Lo permitido y lo prohibido, la forma y el vacío; y aquella narrativa morosa construida a partir de “un lema salvaje”, como lo llama su biógrafa Nadia Batella: “O yo lo destruyo o él me destruirá”, al referirse a la relación de pareja. Esto ya desde los 9 años de una niña de colegio, “alegre y monstruosa”, a la vez, que fascinada por el profesor despliega su papel, pues tenía “la tarea de salvarlo por la seducción”. Así muchos de sus personajes, que sospechamos autobiográficos pero que ella prefiere considerar criaturas de ficción. Por ello sus novelas son líricas e introspectivas, hechas de anotaciones inmediatas, que tratan de mantener la frescura de la impresión, y que parecen rehuir las incesantes correcciones. Un aire espontáneo y vivo como se dijo de su primera novela, de 1943, Cerca del corazón salvaje en ese obstinado sondeo del propio yo, de una exploración de la complejidad del alma, del abismo sin piedad donde debemos hundirnos con la autora que es tantas veces personaje. Porque ella sabe trabajar con la pureza del odio.

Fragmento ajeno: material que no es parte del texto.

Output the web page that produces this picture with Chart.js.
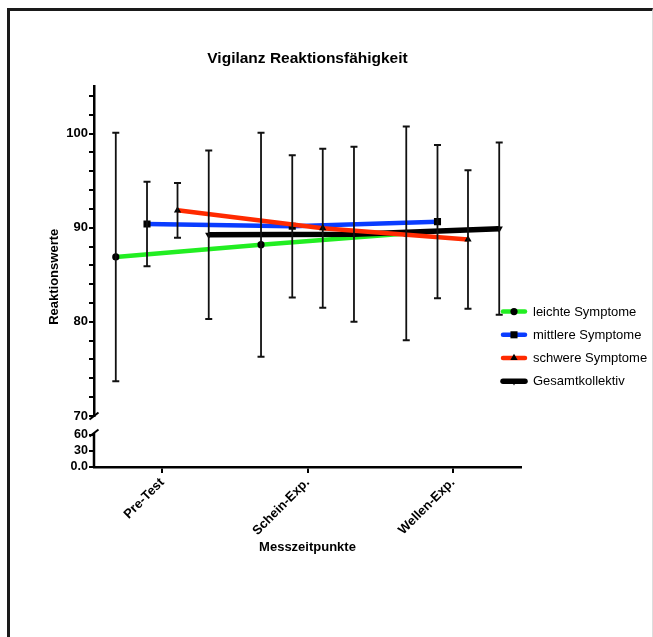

Apatía y sobresalto, fascinación y disgusto, su vida oscilará entre un hijo con esquizofrenia y el teatro de representaciones que urde con su escritura. Terminará siendo máscara de sí misma, circundada por los múltiples mitos que comienzan a envolverla en su leyenda. Solitaria o bruja. Por ello poetas como Manuel Bandeira o Carlos Drummond de Andrade la reconocen de su estirpe y el gran narrador Joao Guimaraes Rosa sabrá de memoria largos fragmentos de sus libros.

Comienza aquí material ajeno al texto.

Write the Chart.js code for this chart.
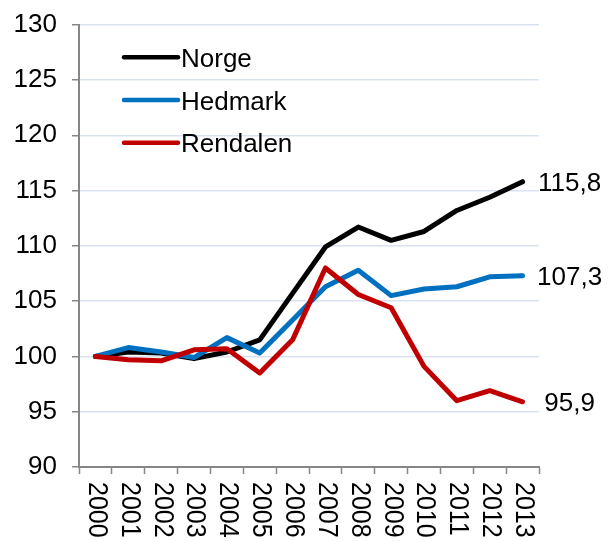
<!DOCTYPE html>
<html><head><meta charset="utf-8">
<script src="https://cdn.jsdelivr.net/npm/chart.js@4/dist/chart.umd.min.js"></script>
<style>html,body{margin:0;padding:0;background:#fff}#wrap{width:608px;height:541px;position:relative}</style>
</head><body><div id="wrap"><canvas id="c" width="608" height="541"></canvas></div>
<script>
const years = ['2000','2001','2002','2003','2004','2005','2006','2007','2008','2009','2010','2011','2012','2013'];
const seriesNames = ['Norge','Hedmark','Rendalen'];
const norge    = [100, 100.4, 100.3, 99.8, 100.4, 101.5, 105.7, 109.9, 111.7, 110.5, 111.3, 113.2, 114.4, 115.8];
const hedmark  = [100, 100.8, 100.4, 99.9, 101.7, 100.3, 103.3, 106.3, 107.8, 105.5, 106.1, 106.3, 107.2, 107.3];
const rendalen = [100, 99.7, 99.6, 100.6, 100.7, 98.5, 101.5, 108.0, 105.6, 104.4, 99.1, 96.0, 96.9, 95.9];
const endLabels = ['115,8','107,3','95,9'];
const colors = ['#000000','#0070C0','#C00000'];
const FONT = '"Liberation Sans", Arial, sans-serif';

const overlay = {
  id: 'overlay',
  afterDraw(chart) {
    const ctx = chart.ctx;
    const xs = chart.scales.x;
    ctx.save();
    ctx.fillStyle = '#000';
    // rotated x labels (clockwise)
    ctx.font = '25px ' + FONT;
    ctx.textAlign = 'left';
    ctx.textBaseline = 'middle';
    years.forEach((y, i) => {
      const x = xs.getPixelForValue(i);
      ctx.save();
      ctx.translate(x + 1, 482);
      ctx.scale(1.1, 1);
      ctx.rotate(Math.PI / 2);
      ctx.fillText(y, 0, 0);
      ctx.restore();
    });
    // legend inside plot
    ctx.font = '26px ' + FONT;
    ctx.textBaseline = 'alphabetic';
    seriesNames.forEach((n, i) => {
      const cy = 57.3 + i * 42.7;
      ctx.strokeStyle = colors[i];
      ctx.lineWidth = 4.5;
      ctx.lineCap = 'round';
      ctx.beginPath();
      ctx.moveTo(124, cy);
      ctx.lineTo(178, cy);
      ctx.stroke();
      ctx.fillStyle = '#000';
      ctx.fillText(n, 181, cy + 9.5);
    });
    // end labels
    ctx.font = '26px ' + FONT;
    ctx.textAlign = 'center';
    chart.data.datasets.forEach((ds, di) => {
      const meta = chart.getDatasetMeta(di);
      const pt = meta.data[meta.data.length - 1];
      ctx.fillText(endLabels[di], pt.x + 47, pt.y + 9);
    });
    ctx.restore();
  }
};

const series = [norge, hedmark, rendalen];
new Chart(document.getElementById('c'), {
  type: 'line',
  data: {
    labels: years,
    datasets: series.map((d, i) => ({
      label: seriesNames[i],
      data: d,
      borderColor: colors[i],
      backgroundColor: colors[i],
      borderWidth: 5,
      pointRadius: 0,
      tension: 0,
      borderJoinStyle: 'round',
      borderCapStyle: 'round',
      order: 3 - i
    }))
  },
  options: {
    responsive: false,
    animation: false,
    devicePixelRatio: 1,
    layout: { padding: { top: 24.7, right: 69, bottom: 0, left: 0 } },
    plugins: { legend: { display: false }, tooltip: { enabled: false } },
    scales: {
      x: {
        type: 'category',
        offset: true,
        grid: { offset: true, drawOnChartArea: false, drawTicks: true, tickLength: 7, tickColor: '#868686', tickWidth: 1.5 },
        border: { color: '#868686', width: 2 },
        ticks: { display: false },
        afterFit(s) { s.height = 74; s.paddingLeft = 0; s.paddingRight = 0; }
      },
      y: {
        min: 90, max: 130,
        ticks: { stepSize: 5, font: { family: FONT, size: 26 }, color: '#000', padding: 15 },
        grid: { color: '#D9E2F0', lineWidth: 1.5, tickLength: 7, tickColor: '#868686', tickWidth: 1.5 },
        border: { color: '#868686', width: 2 },
        afterFit(s) { s.width = 79; s.paddingTop = 0; s.paddingBottom = 0; }
      }
    }
  },
  plugins: [overlay]
});
</script>
</body></html>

Pero la realidad acecha y su mano adormecida con un cigarrillo desatará un voraz incendio en su lecho que afectará sensiblemente su instrumento de escritura. Quedará así en medio de sus heroínas, que en sus diez novelas tienen tanto del kitsch popular como de aquella dimensión mítica que llega hasta la prehistoria en África y las primeras ciudades como Bagdad y Damasco donde nació la escritura.

Traductora de Poe, Verne, Walter Scott y Agatha Christie sobrevivirá económicamente y se hará popularmente conocida al escribir para revistas de amplia circulación de carácter femenino y diarios de gran tiraje. Hará también libros para niños pero en sus cuentos y novelas sólo terminará por ser fiel al misterio. Al hacerse como ser, es decir, como mujer escritora. Tal como lo expresó Carlos Drummond de Andrade en un poema, “Visión de Clarice”.

Clarice vino de un misterio, partió hacia otro.

Nunca supimos la esencia de su misterio.

O el misterio no era esencial.

Esencial era Clarice viajando en él.